Isla Mujeres, Quintana Roo — A conflict over land ownership is brewing in the Isla Blanca area, threatening to derail plans for a major tourism corridor that officials have touted as the next Cancun. About 300 property owners, both Mexican and foreign, say they face administrative restrictions that prevent them from carrying out cadastral and registry procedures and real estate transactions on land they claim has been recognized as private property for decades.
The dispute centers on plans to build new road infrastructure connecting Costa Mujeres with Isla Blanca, a zone in the municipality of Isla Mujeres that hosts some of Mexico’s most valuable real estate projects and represents the next phase of growth for Cancun and Costa Mujeres. The new roads would dramatically increase the value of thousands of hectares between existing hotel developments and future tourism projects being promoted by the federal Tourism and Economy ministries.

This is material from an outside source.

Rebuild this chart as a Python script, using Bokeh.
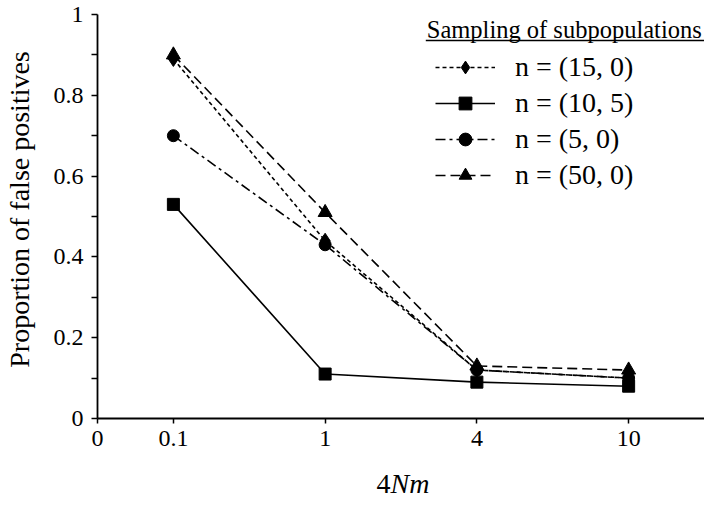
from bokeh.plotting import figure
from bokeh.layouts import column
from bokeh.models import Range1d, FixedTicker, Legend, LegendItem, Label, BoxAnnotation, Div
from bokeh.embed import file_html
from bokeh.resources import INLINE

# ---- data ----
x_labels = ["0", "0.1", "1", "4", "10"]
categories = ["0.1", "1", "4", "10"]
series_names = ["n = (15, 0)", "n = (10, 5)", "n = (5, 0)", "n = (50, 0)"]
s15_0 = [0.89, 0.44, 0.12, 0.10]
s10_5 = [0.53, 0.11, 0.09, 0.08]
s5_0 = [0.70, 0.43, 0.12, 0.10]
s50_0 = [0.90, 0.51, 0.13, 0.12]
y_ticks = [0, 0.2, 0.4, 0.6, 0.8, 1]
y_tick_labels = ["0", "0.2", "0.4", "0.6", "0.8", "1"]
y_minor = [0.1, 0.3, 0.5, 0.7, 0.9]
legend_title = "Sampling of subpopulations"
y_title = "Proportion of false positives"

FONT = "Liberation Serif"

# category positions on the axis ("0" at the origin, categories centred in slots)
cat_pos = [i + 0.5 for i in range(len(categories))]
x_tick_pos = [0] + cat_pos

FRAME_L, FRAME_B, PX_Y, PX_X = 92, 418, 404.0, 153.0

p = figure(width=704, height=462, output_backend="svg", toolbar_location=None,
           x_range=Range1d(0, 4), y_range=Range1d(0, FRAME_B / PX_Y),
           min_border_left=FRAME_L, min_border_right=0, min_border_top=0,
           min_border_bottom=462 - FRAME_B)
p.grid.visible = False
p.outline_line_color = None
p.background_fill_color = "white"
p.border_fill_color = "white"

# axes
for ax in (p.xaxis[0], p.yaxis[0]):
    ax.axis_line_color = "black"
    ax.axis_line_width = 1.8
    ax.major_tick_line_color = "black"
    ax.major_tick_line_width = 1.5
    ax.major_tick_in = 0
    ax.major_label_text_font = FONT
    ax.major_label_text_font_size = "24px"
    ax.major_label_text_color = "black"
    ax.axis_label_text_font = FONT
    ax.axis_label_text_font_style = "normal"
    ax.axis_label_text_color = "black"

p.xaxis.ticker = FixedTicker(ticks=x_tick_pos, minor_ticks=[])
p.xaxis.major_label_overrides = {pos: lab for pos, lab in zip(x_tick_pos, x_labels)}
p.xaxis.major_tick_out = 5
p.xaxis.major_label_standoff = 7

p.yaxis.ticker = FixedTicker(ticks=y_ticks, minor_ticks=y_minor)
p.yaxis.major_label_overrides = {t: lab for t, lab in zip(y_ticks, y_tick_labels)}
p.yaxis.major_tick_out = 6
p.yaxis.minor_tick_out = 6
p.yaxis.minor_tick_in = 0
p.yaxis.minor_tick_line_color = "black"
p.yaxis.minor_tick_line_width = 1.5
p.yaxis.major_label_standoff = 8
p.yaxis.axis_label = y_title
p.yaxis.axis_label_text_font_size = "28px"
p.yaxis.axis_label_standoff = 16
p.yaxis.bounds = (0, 1)

# series
styles = [
    dict(dash="4 3", marker="diamond", size=15),
    dict(dash="solid", marker="square", size=12),
    dict(dash="10 4 3 4", marker="circle", size=12),
    dict(dash="10 5", marker="triangle", size=14),
]
values = [s15_0, s10_5, s5_0, s50_0]
line_rs = []
for vals, st in zip(values, styles):
    line_rs.append(p.line(cat_pos, vals, line_color="black", line_width=1.6,
                          line_dash=st["dash"]))
marker_rs = []
for vals, st in zip(values, styles):
    marker_rs.append(p.scatter(cat_pos, vals, marker=st["marker"], size=st["size"],
                               fill_color="black", line_color="black", line_width=1))
items = [LegendItem(label=name, renderers=[lr, sr])
         for name, lr, sr in zip(series_names, line_rs, marker_rs)]

legend = Legend(items=items, location=(430 - FRAME_L, 227), glyph_width=60, glyph_height=32,
                label_height=32, spacing=4, label_standoff=20, padding=0, margin=0,
                border_line_color=None, background_fill_alpha=0,
                label_text_font=FONT, label_text_font_size="28px", label_text_color="black")
p.add_layout(legend)

# legend title with underline
p.add_layout(Label(x=(424 - FRAME_L) / PX_X, y=(FRAME_B - 29) / PX_Y, text=legend_title,
                   text_font=FONT, text_font_size="24.5px", text_color="black",
                   text_baseline="alphabetic", text_align="left"))
p.add_layout(BoxAnnotation(left=(423 - FRAME_L) / PX_X, right=4.0,
                           bottom=(FRAME_B - 40.8) / PX_Y, top=(FRAME_B - 39.2) / PX_Y,
                           fill_color="black", fill_alpha=1, line_alpha=0))

# x-axis title "4Nm" (Nm in italics), as real HTML text below the plot
xt = Div(text=("<div style=\"margin-left:%dpx;width:%dpx;text-align:center;"
               "font-family:'Liberation Serif';font-size:28px;line-height:28px;"
               "color:black;padding-top:3px;\">4<i>Nm</i></div>") % (FRAME_L, 704 - FRAME_L),
         width=704, height=29)

layout = column(p, xt, spacing=0)
open("out.html", "w").write(file_html(layout, INLINE))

The conflict escalated in March 2026, when Jose Alberto Alonso Ovando, head of Quintana Roo’s Sustainable Urban Development Secretariat, issued a directive ordering state agencies, Isla Mujeres municipal authorities, the Public Property and Commerce Registry, the Municipal Cadastre Directorate, and the Notaries Council of Quintana Roo to refrain from any transactions, registrations, or acts related to the properties in question, arguing they may be federal land.
Property owners say no formal declaration, final administrative resolution, court ruling, reversion proceeding, or individual notification has ever determined that the land ceased to be private property as of 2026. They say they hold deeds, documented chains of title, federal decrees more than 50 years old, property tax receipts, cadastral records, municipal service payments, federal maritime-terrestrial zone concessions, and other administrative acts that have historically recognized their ownership rights.
Affected owners point to an institutional contradiction: while some responses obtained through transparency mechanisms indicate the land is not part of the state’s patrimony, various administrative orders have paralyzed real estate operations, registrations, and procedures in the area.
The uncertainty threatens billions of pesos in planned tourism investment. International experience shows that major infrastructure and development projects require clear land tenure rules. When disputes arise over the legal nature of properties, risks affect not only individual owners but also investors, financial institutions, buyers, developers, and future tourism projects.
No one disputes the economic potential of Isla Blanca or the strategic value of a new road connection, which is part of President Claudia Sheinbaum’s 100 commitments. The question is whether the tourism corridor’s expansion can ignore private property rights by converting land into federal territory without due process.
Property owners say they have all the documentation to support their claims and that the administrative freeze on their assets occurred without a definitive ruling from a competent authority. They are preparing a legal strategy to defend their rights.
At stake is not just a road or a new tourism destination, but legal certainty over thousands of hectares in one of the country’s most economically valuable and investment-rich corridors.